Mystery Writing 101
Welcome to Mystery Writing 101…or as I like to call it: How to Get Away with Red Herrings.
I don’t think I did that right.
Oh, well. We’ve gone too far. Time to talk about clues and murder and stuff!
Today, we’re discussing the basic building blocks of putting together a mystery story. These are the essential elements that help it to qualify for a Whodunnit classification. Here’s how I break it down:
1. Figure out your mystery genus. (Species?)
Let’s not get fancy. Figure out what TYPE of mystery you want to write. Is it a gritty crime drama where the lone detective tries to solve a case while being haunted by demons from long ago? Or is it a cozy style mystery where our amateur sleuth stumbles over a dead body in the garden, but later on — there’s cake! You need to know the tone you want your story to take. Having this nailed down will help you figure out your other elements.
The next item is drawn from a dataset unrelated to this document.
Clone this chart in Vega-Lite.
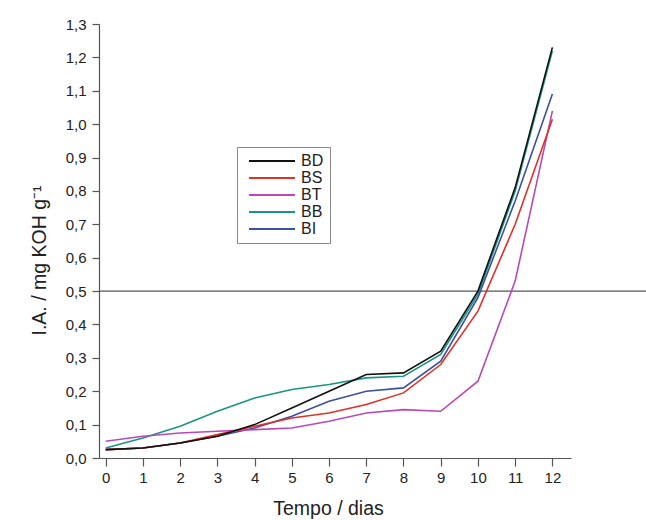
{
  "$schema": "https://vega.github.io/schema/vega-lite/v6.json",
  "width": 472,
  "height": 434,
  "autosize": {"type": "none"},
  "padding": {"left": 99, "top": 24, "right": 75, "bottom": 62},
  "background": "white",
  "config": {
    "view": {"stroke": null},
    "font": "Liberation Sans",
    "axis": {
      "domainColor": "#555555",
      "tickColor": "#555555",
      "labelColor": "#222222",
      "titleColor": "#222222",
      "labelFont": "Liberation Sans",
      "titleFont": "Liberation Sans",
      "labelFontSize": 15,
      "titleFontSize": 19.5,
      "titleFontWeight": "normal",
      "grid": false,
      "domainWidth": 1.2,
      "tickWidth": 1.2,
      "labelOverlap": false
    }
  },
  "datasets": {
    "series": [
      {"dia": 0, "serie": "BB", "ia": 0.030},
      {"dia": 1, "serie": "BB", "ia": 0.060},
      {"dia": 2, "serie": "BB", "ia": 0.095},
      {"dia": 3, "serie": "BB", "ia": 0.140},
      {"dia": 4, "serie": "BB", "ia": 0.180},
      {"dia": 5, "serie": "BB", "ia": 0.205},
      {"dia": 6, "serie": "BB", "ia": 0.220},
      {"dia": 7, "serie": "BB", "ia": 0.240},
      {"dia": 8, "serie": "BB", "ia": 0.245},
      {"dia": 9, "serie": "BB", "ia": 0.310},
      {"dia": 10, "serie": "BB", "ia": 0.490},
      {"dia": 11, "serie": "BB", "ia": 0.800},
      {"dia": 12, "serie": "BB", "ia": 1.220},
      {"dia": 0, "serie": "BI", "ia": 0.025},
      {"dia": 1, "serie": "BI", "ia": 0.030},
      {"dia": 2, "serie": "BI", "ia": 0.045},
      {"dia": 3, "serie": "BI", "ia": 0.065},
      {"dia": 4, "serie": "BI", "ia": 0.090},
      {"dia": 5, "serie": "BI", "ia": 0.125},
      {"dia": 6, "serie": "BI", "ia": 0.170},
      {"dia": 7, "serie": "BI", "ia": 0.200},
      {"dia": 8, "serie": "BI", "ia": 0.210},
      {"dia": 9, "serie": "BI", "ia": 0.290},
      {"dia": 10, "serie": "BI", "ia": 0.480},
      {"dia": 11, "serie": "BI", "ia": 0.770},
      {"dia": 12, "serie": "BI", "ia": 1.090},
      {"dia": 0, "serie": "BT", "ia": 0.050},
      {"dia": 1, "serie": "BT", "ia": 0.065},
      {"dia": 2, "serie": "BT", "ia": 0.075},
      {"dia": 3, "serie": "BT", "ia": 0.080},
      {"dia": 4, "serie": "BT", "ia": 0.085},
      {"dia": 5, "serie": "BT", "ia": 0.090},
      {"dia": 6, "serie": "BT", "ia": 0.110},
      {"dia": 7, "serie": "BT", "ia": 0.135},
      {"dia": 8, "serie": "BT", "ia": 0.145},
      {"dia": 9, "serie": "BT", "ia": 0.140},
      {"dia": 10, "serie": "BT", "ia": 0.230},
      {"dia": 11, "serie": "BT", "ia": 0.530},
      {"dia": 12, "serie": "BT", "ia": 1.040},
      {"dia": 0, "serie": "BS", "ia": 0.025},
      {"dia": 1, "serie": "BS", "ia": 0.030},
      {"dia": 2, "serie": "BS", "ia": 0.045},
      {"dia": 3, "serie": "BS", "ia": 0.070},
      {"dia": 4, "serie": "BS", "ia": 0.095},
      {"dia": 5, "serie": "BS", "ia": 0.120},
      {"dia": 6, "serie": "BS", "ia": 0.135},
      {"dia": 7, "serie": "BS", "ia": 0.160},
      {"dia": 8, "serie": "BS", "ia": 0.195},
      {"dia": 9, "serie": "BS", "ia": 0.280},
      {"dia": 10, "serie": "BS", "ia": 0.440},
      {"dia": 11, "serie": "BS", "ia": 0.700},
      {"dia": 12, "serie": "BS", "ia": 1.015},
      {"dia": 0, "serie": "BD", "ia": 0.025},
      {"dia": 1, "serie": "BD", "ia": 0.030},
      {"dia": 2, "serie": "BD", "ia": 0.045},
      {"dia": 3, "serie": "BD", "ia": 0.065},
      {"dia": 4, "serie": "BD", "ia": 0.100},
      {"dia": 5, "serie": "BD", "ia": 0.150},
      {"dia": 6, "serie": "BD", "ia": 0.200},
      {"dia": 7, "serie": "BD", "ia": 0.250},
      {"dia": 8, "serie": "BD", "ia": 0.255},
      {"dia": 9, "serie": "BD", "ia": 0.320},
      {"dia": 10, "serie": "BD", "ia": 0.500},
      {"dia": 11, "serie": "BD", "ia": 0.810},
      {"dia": 12, "serie": "BD", "ia": 1.230}
    ],
    "limite": [{"ia": 0.5, "dia": -0.18, "dia2": 14.6}]
  },
  "encoding": {
    "x": {
      "field": "dia",
      "type": "quantitative",
      "scale": {"domain": [-0.18, 12.5], "nice": false, "zero": false},
      "axis": {
        "title": "Tempo / dias",
        "values": [0, 1, 2, 3, 4, 5, 6, 7, 8, 9, 10, 11, 12],
        "tickSize": 8,
        "labelPadding": 4,
        "titlePadding": 14,
        "titleX": 229
      }
    },
    "y": {
      "field": "ia",
      "type": "quantitative",
      "scale": {"domain": [0, 1.3], "nice": false},
      "axis": {
        "title": "I.A. / mg KOH g⁻¹",
        "values": [0, 0.1, 0.2, 0.3, 0.4, 0.5, 0.6, 0.7, 0.8, 0.9, 1.0, 1.1, 1.2, 1.3],
        "labelExpr": "replace(format(datum.value, '.1f'), '.', ',')",
        "tickSize": 7,
        "labelPadding": 6,
        "titlePadding": 16,
        "titleY": 236
      }
    }
  },
  "layer": [
    {
      "data": {"name": "limite"},
      "mark": {"type": "rule", "color": "#555555", "strokeWidth": 1.2, "clip": false},
      "encoding": {
        "x2": {"field": "dia2"}
      }
    },
    {
      "data": {"name": "series"},
      "mark": {"type": "line", "strokeWidth": 1.6},
      "encoding": {
        "color": {
          "field": "serie",
          "type": "nominal",
          "scale": {
            "domain": ["BD", "BS", "BT", "BB", "BI"],
            "range": ["#111111", "#e03028", "#b848b8", "#1a9484", "#3a50a0"]
          },
          "legend": {
            "title": null,
            "orient": "none",
            "legendX": 138,
            "legendY": 123,
            "symbolType": "stroke",
            "symbolSize": 2116,
            "symbolStrokeWidth": 2,
            "clipHeight": 16,
            "symbolOffset": 5,
            "labelFontSize": 16,
            "labelFont": "Liberation Sans",
            "labelColor": "#222222",
            "labelOffset": 5,
            "rowPadding": 1,
            "padding": 6,
            "strokeColor": "#888888",
            "fillColor": "white",
            "cornerRadius": 0
          }
        }
      }
    }
  ]
}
2. How bloody do you want to get?
How serious will the crime be? Murder? Sabotage? Blackmail? Petty Thievery? The SEVERITY OF THE CRIME will also help set your path. It’s something that can set up obstacles for you as a writer and require some serious research. You want to write a middle grade or YA murder mystery? It can be done, but you’ll have a lot of logistics to figure out. How will your underage detective have access to information and evidence? What’s the danger level? How do they get around or work with law enforcement? The higher the stakes, the trickier the balancing act.
3. Define your DETECTIVE.
Are they a ‘professional’ (Veronica Mars style?) or an amateur? Did they stumble into the investigation and are getting involved against their better judgement or are they enthusiastically chasing down clues? What skills do they have? How does their background influence their performance? What are their weaknesses? Make note of what areas they’ll need help in because that’s where the next bit comes into play.
4. Who’s their partner in crime-busting?
The PARTNER is another important element of the mystery book. Even if your detective likes to work alone, they usually have one person they trust. This could be their partner or the best friend that they bounce ideas off of (or both!). It’s dangerous to go alone and always better to have back-up. Your detective and their partner aren’t omnipotent (usually) so it’s nice to provide them with the TEAM. Secondary characters who can provide special skills/knowledge, but are also an opportunity to show off another side of your main characters with dynamic relationships and fun banter.
5. You can’t solve a crime without a criminal.
Every mystery story needs a PERPETRATOR — the more devious, the better. Put as much work into your baddie as your good guys. Give them clear motivation, some solid minions, and a good plan. Make them someone worthy of your detective. It’s not as much fun if all your Scooby gang has to do at the end is rip off a mask. Masterminding is hard work and the good guys should have to work just as hard to solve everything.
6. Find the fish!
The misdirecting RED HERRINGS are a very important sleight of hand element of a mystery. Make them clever, but make it logical. You don’t want your reader to feel cheated or tricked. Your red herrings should be a reasonable clue in order for your detective and your readers to take the time to travel down that path. If it doesn’t make sense to pursue, the reader won’t buy it and it pops them out of the story. This is where charting out your storylines really helps. Set up a visual (however makes the most sense to you) to plot your various threads and keep track of what leads where.
7. The BIG REVEAL!
This is where all the bits come together. Where the reader can see all the clues converge as the detective tracks down the perp and brings them to justice. This can play out in a number of ways: a tense stand-off between our lead and the perp. Or all the major players gather together as the team lays out what they’ve learned (my personal favourite). Whatever you do — make sure it’s satisfying. No gotchas. No blindsides. Your story can have as many tricks and turns as you’d like, but any reader should be able to go back and say “OH, now I see it.” Leave the breadcrumbs for those who are paying attention.
8. Read to grow.
The most important piece, and it’s the same for writing in any genre, is to READ. Read your favourites. Read the classics. Read the newbies. Read widely. That’s the best way to learn the ins and outs of what makes a mystery story work. You want to learn all of the tropes and hallmarks. They become those things for a reason: because they work. When it comes down to it, every writer is working with the same basic material, but they’re all going to put a story together in their own way. As you read, you’ll be able to hone your own sensibilities and figure out what makes your inner detective tick.
Just remember, you can solve anything as long as you always keep a paper and pen handy. Also, that spell-check can’t tell the difference between grisly and grizzly and they’re two very different types of crime. Happy writing!